Thanks to the stars and the dean’s graciousness, Interactive Documentary Production is running again this fall. While last fall the class ran entirely asynchronous online, this fall the class uses the flexible synchronous, or flexsync, format. The class meets twice a week, and some students attend in the classroom while others attend via Zoom.
With the opportunity to engage in synchronous sessions, I added three assignments.
One new project is the desktop documentary. I learned about this format from Kevin B. Lee and his workshop through Bertha DocHouse. The newer definition of “desktop documentary” differs from the 1990s CD-ROM definition. The newer version focuses on using our screen activities to tell a story. In a way, the approach forces a reflection about the platforms that we use regularly and the processes through which we discover. That thinking aligns well with thinking as an interactive documentary designer.
Another project is a group interactive documentary. I would like them to create the materials and structure for a small interactive documentary programmed in either Klynt or Korsakow. The piece need not be long or incredibly detailed, but I would like them to have the experiences of thinking about smallest narrative units, storyboarding, interaction mapping, and, of course, instructions.
I would be the one doing the programming, not them — the licenses are too expensive for a single class and the learning curve is too steep for a single project.
The third assignment is regular viewings, writings, and discussions of interactive documentaries.
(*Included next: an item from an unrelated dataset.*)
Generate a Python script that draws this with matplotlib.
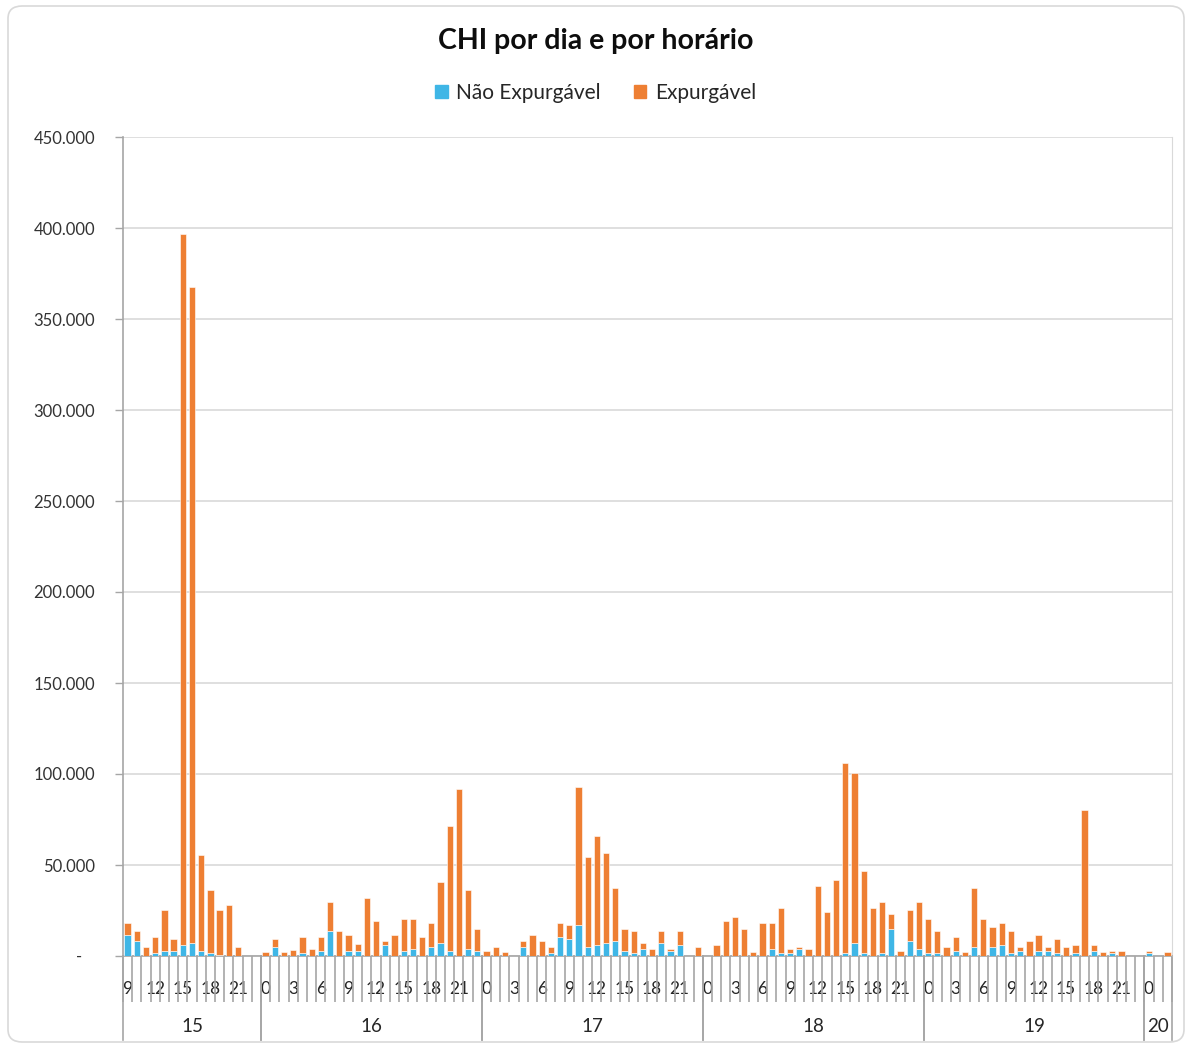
import matplotlib
matplotlib.use("Agg")
import matplotlib.pyplot as plt
import matplotlib.transforms as mtransforms
from matplotlib.patches import FancyBboxPatch, Patch
import numpy as np

plt.rcParams['font.family'] = ['Lato', 'DejaVu Sans']

# days and the hours each one covers
days = ['15', '16', '17', '18', '19', '20']
day_hours = [list(range(9, 24)), list(range(24)), list(range(24)),
             list(range(24)), list(range(24)), list(range(3))]

# total CHI per hour (in units)
total = [
    # 15: 9..23
    17900, 13500, 5100, 10400, 25400, 9300, 396500, 367700, 55400, 36200,
    25400, 27800, 5100, 0, 0,
    # 16
    2000, 9300, 2000, 3100, 10400, 4000, 10400, 29800, 13500, 11700,
    6400, 32000, 19000, 8200, 11700, 20100, 20100, 10400, 17900, 40400,
    71600, 91900, 36200, 14600,
    # 17
    2900, 5100, 2000, 0, 8200, 11700, 8200, 5100, 17900, 16800,
    93000, 54400, 66100, 56400, 37300, 14600, 13500, 7100, 4000, 13500,
    4000, 13500, 0, 5100,
    # 18
    0, 6200, 19000, 21200, 14600, 2000, 17900, 17900, 26500, 4000,
    5100, 4000, 38400, 24300, 41500, 105800, 100300, 46800, 26500, 29800,
    23200, 2900, 25400, 29800,
    # 19
    20100, 13500, 5100, 10400, 2000, 37300, 20100, 15700, 17900, 13500,
    5100, 8200, 11500, 5100, 9300, 5100, 6200, 80200, 6200, 2000,
    2900, 2900, 0, 0,
    # 20
    2900, 0, 2000,
]

nao_expurgavel = [
    # 15
    11500, 8200, 0, 1800, 2900, 2900, 6200, 7300, 2900, 1800,
    500, 0, 0, 0, 0,
    # 16
    0, 4900, 0, 0, 1800, 0, 2900, 13500, 0, 2900,
    2900, 0, 0, 6200, 0, 2900, 4000, 0, 4900, 7300,
    2900, 0, 4000, 2900,
    # 17
    0, 0, 0, 0, 5100, 0, 0, 1800, 10400, 9300,
    16800, 4900, 6200, 7100, 8200, 2900, 1800, 4000, 0, 7100,
    2900, 6200, 0, 0,
    # 18
    0, 0, 0, 0, 0, 0, 0, 4000, 1800, 1800,
    4000, 0, 0, 0, 0, 1800, 7100, 1800, 0, 1800,
    14600, 0, 8200, 4000,
    # 19
    1800, 1800, 0, 2900, 0, 4900, 0, 4900, 6200, 1800,
    2900, 0, 2900, 2900, 1800, 0, 1800, 0, 2900, 0,
    1800, 0, 0, 0,
    # 20
    1800, 0, 0,
]

hour_labels = [str(h) for hrs in day_hours for h in hrs]
y_ticks = [0, 50000, 100000, 150000, 200000, 250000, 300000, 350000, 400000, 450000]

nao = np.array(nao_expurgavel)
expurg = np.array(total) - nao
x = np.arange(len(hour_labels))

W, H = 1191, 1046
fig = plt.figure(figsize=(W / 100, H / 100), dpi=100)
fig.patches.append(FancyBboxPatch((8 / W, 4 / H), 1176 / W, 1036 / H,
                                  boxstyle="round,pad=0,rounding_size=0.012",
                                  transform=fig.transFigure, fc='white',
                                  ec='#d9d9d9', lw=1.2, zorder=-10))

ax = fig.add_axes([123 / W, 1 - 956 / H, (1172 - 123) / W, (956 - 137) / H])
blue = '#3FB6E6'
orange = '#EE7F33'
ax.bar(x, nao, width=0.68, color=blue, edgecolor='white', linewidth=0.4, zorder=3)
ax.bar(x, expurg, width=0.68, bottom=nao, color=orange, edgecolor='white',
       linewidth=0.4, zorder=3)

ax.set_xlim(-0.5, len(x) - 0.5)
ax.set_ylim(0, 450000)
ax.set_yticks(y_ticks)
ax.set_yticklabels(['-   '] + [f"{v:,.0f}".replace(',', '.') for v in y_ticks[1:]])
ax.yaxis.grid(True, color='#d9d9d9', lw=1.2, zorder=0)
ax.tick_params(axis='y', length=6, width=1, color='#a6a6a6', pad=14,
               labelsize=12, labelcolor='#333333')

# hour level: labels every 3rd category, tick lines between categories
ax.set_xticks(x[::3])
ax.set_xticklabels(hour_labels[::3])
ax.set_xticks(np.arange(len(x) + 1) - 0.5, minor=True)
ax.tick_params(axis='x', which='major', length=0, pad=18, labelsize=12.5,
               labelcolor='#262626')
ax.tick_params(axis='x', which='minor', length=33, width=1.2, color='#a6a6a6')

ax.spines['top'].set_visible(False)
ax.spines['right'].set_color('#d9d9d9')
ax.spines['left'].set_color('#a6a6a6')
ax.spines['bottom'].set_color('#a6a6a6')
ax.spines['left'].set_linewidth(1.2)
ax.spines['bottom'].set_linewidth(1.2)

# day level
trans = mtransforms.blended_transform_factory(ax.transData, fig.transFigure)
start = -0.5
for d, hrs in zip(days, day_hours):
    end = start + len(hrs)
    ax.text((start + end) / 2, 1 - 1026 / H, d, transform=trans, ha='center',
            va='center', fontsize=13.5, color='#262626')
    for b in (start, end):
        ax.plot([b, b], [1 - 956 / H, 1 - 1040 / H], transform=trans,
                color='#a6a6a6', lw=1.2, clip_on=False)
    start = end

fig.text(0.5, 1 - 41 / H, 'CHI por dia e por horário', ha='center', va='center',
         fontsize=20.5, fontweight='bold', color='#0d0d0d')
handles = [Patch(color=blue, label='Não Expurgável'),
           Patch(color=orange, label='Expurgável')]
fig.legend(handles=handles, loc='center', bbox_to_anchor=(0.5, 1 - 93 / H),
           ncol=2, frameon=False, fontsize=15, handlelength=0.6,
           handleheight=0.6, handletextpad=0.4, columnspacing=1.6,
           labelcolor='#262626')

fig.savefig('out.png', dpi=100)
The discussions hopefully will focus on stories, techniques, flow, and other ideas throughout the semester.
Many of the classics no longer function because of Adobe discontinuing Flash and its support. For example, Prison Valley now offers a recorded video of the audio-visual portions of the experience, even though the forums arguably proved more intriguing for their interactions among the participants, filmmakers, and audiences.
I so far have found about a dozen interactive titles to assign, including Hollow, Oil to Die For, and One Shared House. Your suggestions are welcome on whatever social works for you.
The students have graciously agreed to let me summarize their discussions of these titles as we move throughout the semester. None of them have experience with consuming interactive documentary, so the beginners’ minds definitely will be at work here and that is a wonderful thing! I am looking forward to hearing their thoughts, opinions, and questions.